━━ Dataset rows ━━

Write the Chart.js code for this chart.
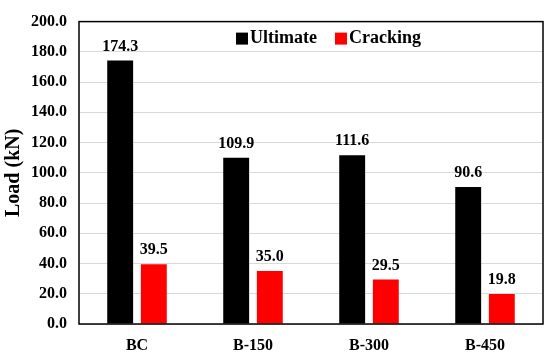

━━━
━━ Dataset rows ━━

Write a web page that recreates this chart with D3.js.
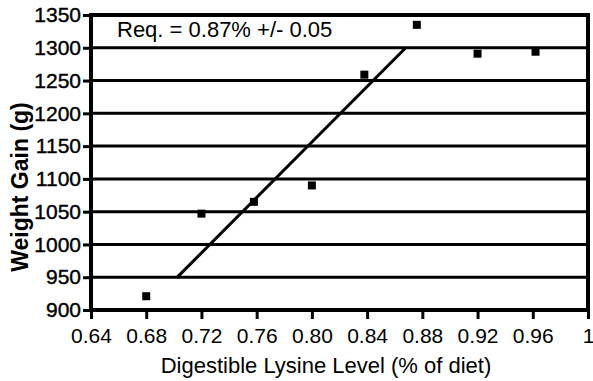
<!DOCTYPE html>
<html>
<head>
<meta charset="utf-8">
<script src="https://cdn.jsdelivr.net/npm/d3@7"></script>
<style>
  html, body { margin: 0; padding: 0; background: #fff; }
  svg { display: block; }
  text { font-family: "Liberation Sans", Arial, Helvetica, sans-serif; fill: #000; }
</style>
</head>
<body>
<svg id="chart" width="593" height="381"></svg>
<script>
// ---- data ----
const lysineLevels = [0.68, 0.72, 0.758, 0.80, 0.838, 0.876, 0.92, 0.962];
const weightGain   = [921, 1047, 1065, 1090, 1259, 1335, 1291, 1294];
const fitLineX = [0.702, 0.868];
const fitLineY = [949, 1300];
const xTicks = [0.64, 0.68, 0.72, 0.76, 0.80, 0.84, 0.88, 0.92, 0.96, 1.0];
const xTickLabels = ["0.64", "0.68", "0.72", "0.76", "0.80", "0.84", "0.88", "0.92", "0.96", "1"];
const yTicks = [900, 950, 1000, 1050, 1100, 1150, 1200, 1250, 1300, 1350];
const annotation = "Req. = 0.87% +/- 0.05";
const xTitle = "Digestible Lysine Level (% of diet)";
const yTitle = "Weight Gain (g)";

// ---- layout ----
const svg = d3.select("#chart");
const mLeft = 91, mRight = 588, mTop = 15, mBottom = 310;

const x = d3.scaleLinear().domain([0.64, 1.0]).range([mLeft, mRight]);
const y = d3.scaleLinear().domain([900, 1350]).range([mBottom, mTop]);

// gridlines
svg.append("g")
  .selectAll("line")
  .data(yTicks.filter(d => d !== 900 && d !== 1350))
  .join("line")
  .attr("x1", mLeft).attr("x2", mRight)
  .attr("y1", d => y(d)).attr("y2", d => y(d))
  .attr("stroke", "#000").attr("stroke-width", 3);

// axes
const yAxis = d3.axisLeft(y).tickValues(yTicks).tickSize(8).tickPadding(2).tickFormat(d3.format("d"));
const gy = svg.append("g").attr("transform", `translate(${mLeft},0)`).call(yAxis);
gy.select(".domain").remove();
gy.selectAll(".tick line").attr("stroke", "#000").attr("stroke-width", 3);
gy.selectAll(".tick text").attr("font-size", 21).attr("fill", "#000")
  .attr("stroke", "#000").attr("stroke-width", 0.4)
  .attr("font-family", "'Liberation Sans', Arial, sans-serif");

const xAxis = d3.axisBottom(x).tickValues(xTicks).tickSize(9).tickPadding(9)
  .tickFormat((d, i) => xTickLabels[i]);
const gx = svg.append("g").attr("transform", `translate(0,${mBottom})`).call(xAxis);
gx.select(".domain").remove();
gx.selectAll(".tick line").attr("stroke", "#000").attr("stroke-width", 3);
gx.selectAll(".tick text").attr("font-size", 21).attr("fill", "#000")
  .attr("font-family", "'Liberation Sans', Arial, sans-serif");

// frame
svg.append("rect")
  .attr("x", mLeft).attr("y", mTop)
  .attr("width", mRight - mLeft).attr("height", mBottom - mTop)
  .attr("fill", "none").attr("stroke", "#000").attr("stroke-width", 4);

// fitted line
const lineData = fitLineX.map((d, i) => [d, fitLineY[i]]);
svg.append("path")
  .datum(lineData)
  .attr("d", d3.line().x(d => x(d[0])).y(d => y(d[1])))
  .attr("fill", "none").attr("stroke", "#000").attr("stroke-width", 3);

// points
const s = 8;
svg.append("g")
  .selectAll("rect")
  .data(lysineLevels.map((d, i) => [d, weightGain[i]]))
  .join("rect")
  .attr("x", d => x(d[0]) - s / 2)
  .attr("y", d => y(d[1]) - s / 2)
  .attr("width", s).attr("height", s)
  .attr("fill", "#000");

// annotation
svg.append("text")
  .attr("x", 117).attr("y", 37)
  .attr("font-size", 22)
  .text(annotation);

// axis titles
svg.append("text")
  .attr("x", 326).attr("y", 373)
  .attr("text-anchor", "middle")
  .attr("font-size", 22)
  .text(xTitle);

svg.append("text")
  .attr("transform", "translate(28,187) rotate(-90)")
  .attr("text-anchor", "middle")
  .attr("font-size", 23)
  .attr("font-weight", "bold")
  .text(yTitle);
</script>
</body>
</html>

━━━

> The problem
Search the data for the word "this" and copy each line where it appears.

> Output below
Write the Chart.js code for this chart.
Write a web page that recreates this chart with D3.js.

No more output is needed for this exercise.